4. Experiment with your shower routine
After a lifetime of struggling to find the right products to "manage" my coarse, thick, oil-prone hair, I feel like I have finally found my dream hair-washing routine. I have experimented with various phthalate/sulfate/paraben/petroleum/animal product/animal testing - free shampoos and conditioners for years, and I was stuck in the same cycle: Wash hair, hair feels dry and crunchy, condition hair, hair feels grimey and full of build up. Put up with grimey/dry hair until next shower. Repeat. I tiptoed towards "No Poo" (when you stop washing your hair all together and just rinse with apple cider vinegar once in a while), but couldn't do it. Then, I discovered this stuff.
A shampoo bar! Paper packaging! And the ingredients are all familiar and pronounceable! And best of all, it's so gentle, I don't need to use conditioner at all. Ever. I can actually get away with washing my hair every other day, and it is shiny without being oily, and clean without feeling dry. I've found one other ultra-gentle shampoo that is a liquid that comes in a plastic bottle that Les also likes, so I alternate between the two. Consider experimenting with your products to see if you can find your sweet spot and ditch something you thought you needed. It's thrilling to realize you can pare down and prefer the results to the multi-product, questionable chemical routine you thought you had to keep.
Oh, and we use package-free bar soap now, too, and love it.
|Our current pile of soaps and my bin of shower wash cloths. No plastic "loofahs" ever again.|
5. Carry a handkerchief
I was grossed out, too, when I contemplated it. But the fact is, most of my tissue-using in the spring is from allergy-inspired drippage. Just obnoxious little drips that drive me insane but do not require a whole tissue to address. One of my friends made me a sweet little set of reusable cloth "anything wipes" for Pia's baby shower, and now I keep one in every coat pocket, and in my purse and in Pia's baby stuff backpack. And they can go right into that load of towel washables after they've been used. They're softer than paper tissues, too! Your nose will thank you. If you don't have a thoughtful and talented friend to make some for you, you can buy washable baby wipes just about anywhere and use those.
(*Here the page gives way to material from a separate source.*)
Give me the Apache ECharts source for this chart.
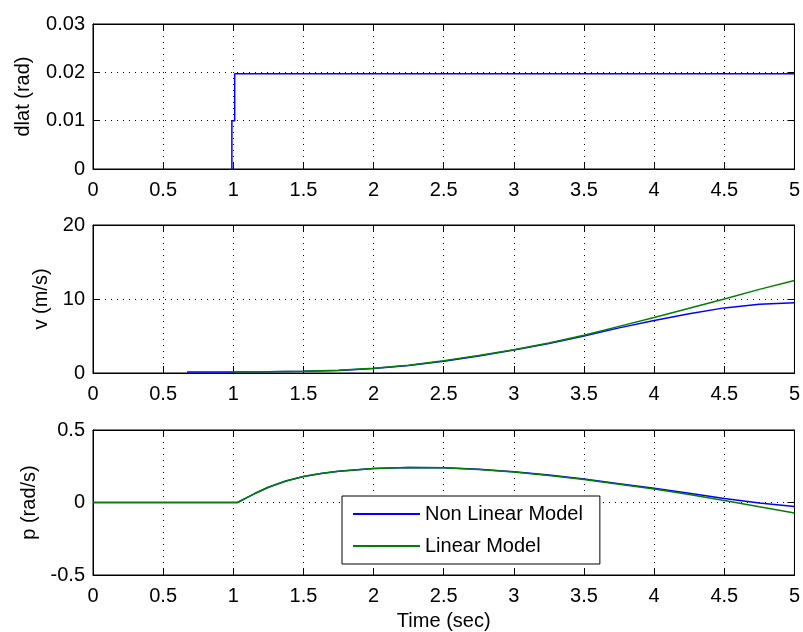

Or find some pretty vintage handkerchiefs and feel fancy AND green.
This Earth Day, I'm promising myself that this is the year I reform some of my plastic-dependencies and commit to finding non-plastic alternatives for things I regularly discard. There are blogs and books devoted to "plastic free life" now, so time to dig in and see what I can find.
My other Earth Day Resolutions are:
* Make sure all the closet-purged clothing that is too worn to be donated finds its way to a textile recycling option rather than ending up in the garbage bin. Read more about why here, or google "textile waste" and heave a big sigh.
* Make the sun work for me more often, whether it be drying clothes or "bleaching" stains, or disinfecting hard-to-wash kid stuff.
* Minimize disposables in every area of my consumer life.
* Fewer and fewer animal products. I'm not in the "full vegan" life stage right now, but I could do with less dairy and fewer eggs. Only second-hand leather and silk from now on.
What are some changes you want to make? Let's encourage each other to simpler, gentler, greener living.